LAKEPORT, Calif. – Four local nonprofit organizations took the opportunity to describe who they are and how their scholarship programs work to a group of college bound high school students on Friday, March 25, at Clear Lake High School.
The event was hosted by the Clear Lake High Scholarship Group.
Phil Smoley, president of the Lake County Historical Society, led off with an explanation as to what his organization is all about, and how this year marks the sesquicentennial of the county’s founding.
He touched on the many fascinating stories that make up our local history and heritage, and encouraged applicants to choose one for the required essay to accompany their application. He offered his assistance in doing their research.
Marty Klier from the Konocti Rod and Gun Club spoke next. He explained that his group’s mission is to provide a safe environment for target practice, and that their Highland Springs range has met that goal.
Another goal of the club is to promote environmental awareness, so to qualify for their scholarship an applicant needs to complete a 500 word essay on “the effects of non-native species have on ecosystems in Lake County.”
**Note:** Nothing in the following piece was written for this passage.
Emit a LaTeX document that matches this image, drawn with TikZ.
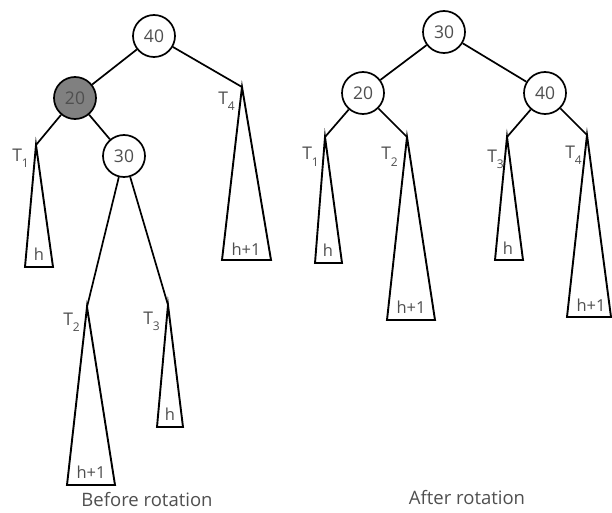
\documentclass[tikz,border=0pt]{standalone}
\usepackage{fontspec}
\setmainfont{Open Sans}
\definecolor{txt}{HTML}{4F4F4F}
\definecolor{keygray}{HTML}{808080}
\newcommand{\tsub}[2]{#1\raisebox{-6pt}{\fontsize{12}{12}\selectfont #2}}
\begin{document}
\begin{tikzpicture}[x=1pt,y=-1pt,
  key/.style={circle,draw=black,line width=1.7pt,minimum size=42pt,inner sep=0pt,
    font=\fontsize{17.5}{17.5}\selectfont,text=txt,fill=white},
  edge/.style={line width=1.7pt},
  subtree/.style={line width=1.9pt,line join=miter},
  tlab/.style={anchor=base east,inner sep=0pt,font=\fontsize{17.5}{17.5}\selectfont,text=txt},
  hlab/.style={inner sep=0pt,font=\fontsize{16.5}{16.5}\selectfont,text=txt},
  caption/.style={inner sep=0pt,font=\fontsize{18.5}{18.5}\selectfont,text=txt}]
\useasboundingbox (0,0) rectangle (612,513);
% ---------- before rotation ----------
\node[key] (L40) at (154,36) {40};
\node[key,fill=keygray] (L20) at (75,98) {20};
\node[key] (L30) at (124,156) {30};
\coordinate (L1a) at (36,145);
\coordinate (L4a) at (242,87);
\coordinate (L2a) at (87,307);
\coordinate (L3a) at (168,305);
\draw[edge] (L40) -- (L20);
\draw[edge] (L40) -- (L4a);
\draw[edge] (L20) -- (L1a);
\draw[edge] (L20) -- (L30);
\draw[edge] (L30) -- (L2a);
\draw[edge] (L30) -- (L3a);
\draw[subtree] (L1a) -- (25,267) -- (53,267) -- cycle;
\draw[subtree] (L4a) -- (222,260) -- (271,260) -- cycle;
\draw[subtree] (L2a) -- (67,485) -- (115,485) -- cycle;
\draw[subtree] (L3a) -- (157,427) -- (183,427) -- cycle;
\node[tlab] (LT1) at (29,161) {\tsub{T}{1}};
\node[tlab] (LT4) at (235,105) {\tsub{T}{4}};
\node[tlab] (LT2) at (80,325) {\tsub{T}{2}};
\node[tlab] (LT3) at (160,324) {\tsub{T}{3}};
\node[hlab] (Lh1) at (39,254) {h};
\node[hlab] (Lh4) at (246,249) {h+1};
\node[hlab] (Lh2) at (91,472) {h+1};
\node[hlab] (Lh3) at (170,414) {h};
\node[caption] (Lcap) at (147,500) {Before rotation};
% ---------- after rotation ----------
\node[key] (R30) at (444,32) {30};
\node[key] (R20) at (363,93) {20};
\node[key] (R40) at (545,93) {40};
\coordinate (R1a) at (325,137);
\coordinate (R2a) at (407,137);
\coordinate (R3a) at (507,137);
\coordinate (R4a) at (587,135);
\draw[edge] (R30) -- (R20);
\draw[edge] (R30) -- (R40);
\draw[edge] (R20) -- (R1a);
\draw[edge] (R20) -- (R2a);
\draw[edge] (R40) -- (R3a);
\draw[edge] (R40) -- (R4a);
\draw[subtree] (R1a) -- (315,263) -- (342,263) -- cycle;
\draw[subtree] (R2a) -- (387,320) -- (435,320) -- cycle;
\draw[subtree] (R3a) -- (495,260) -- (523,260) -- cycle;
\draw[subtree] (R4a) -- (567,317) -- (611,317) -- cycle;
\node[tlab] (RT1) at (319,160) {\tsub{T}{1}};
\node[tlab] (RT2) at (398,160) {\tsub{T}{2}};
\node[tlab] (RT3) at (504,162) {\tsub{T}{3}};
\node[tlab] (RT4) at (582,158) {\tsub{T}{4}};
\node[hlab] (Rh1) at (328,250) {h};
\node[hlab] (Rh2) at (411,307) {h+1};
\node[hlab] (Rh3) at (508,248) {h};
\node[hlab] (Rh4) at (591,305) {h+1};
\node[caption] (Rcap) at (467,498) {After rotation};
\end{tikzpicture}
\end{document}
Kay Hancock, scholarship chair of the Lakeport Women Civic Club, gave another inspiring presentation. Formed in 1921, her group offers $1,000 scholarships for vocational training.
This scholarship is restricted to those students that are pursuing a vocational training because the Civic Club wants to encourage an increase of qualified young persons for these important jobs. Some examples would be various nursing programs or an automotive technician program.
She stressed the importance of completing the applications completely and legibly. “The application is a representation of the applicant,” she said.
Anne Baker, representing the Lake County Association of Realtors, explained that they offer a $1,000 scholarship to each high school in the county.
In addition to the application, they interview the applicant, which weighs heavily in the committee’s decision process, according to Baker.
She described the various ways they raise funds for the scholarship, and encouraged students to participate in these activities as it adds to the amounts given back to students and provides an excellent chance to network.
Each presenter encouraged interested parties to contact their respective school counselors for applications and more information.
“Every dollar you get in a scholarship is a dollar that doesn’t have to come from your parent’s bank account,” Smoley stated.
Rebecca Baker, president of Scholarship Group, concluded by thanking the presenters, and encouraged students to get involved in the group.
“We meet every week for an hour, similar to a study group, to help keep each other informed about upcoming scholarships, and bounce ideas of each other,” Baker said.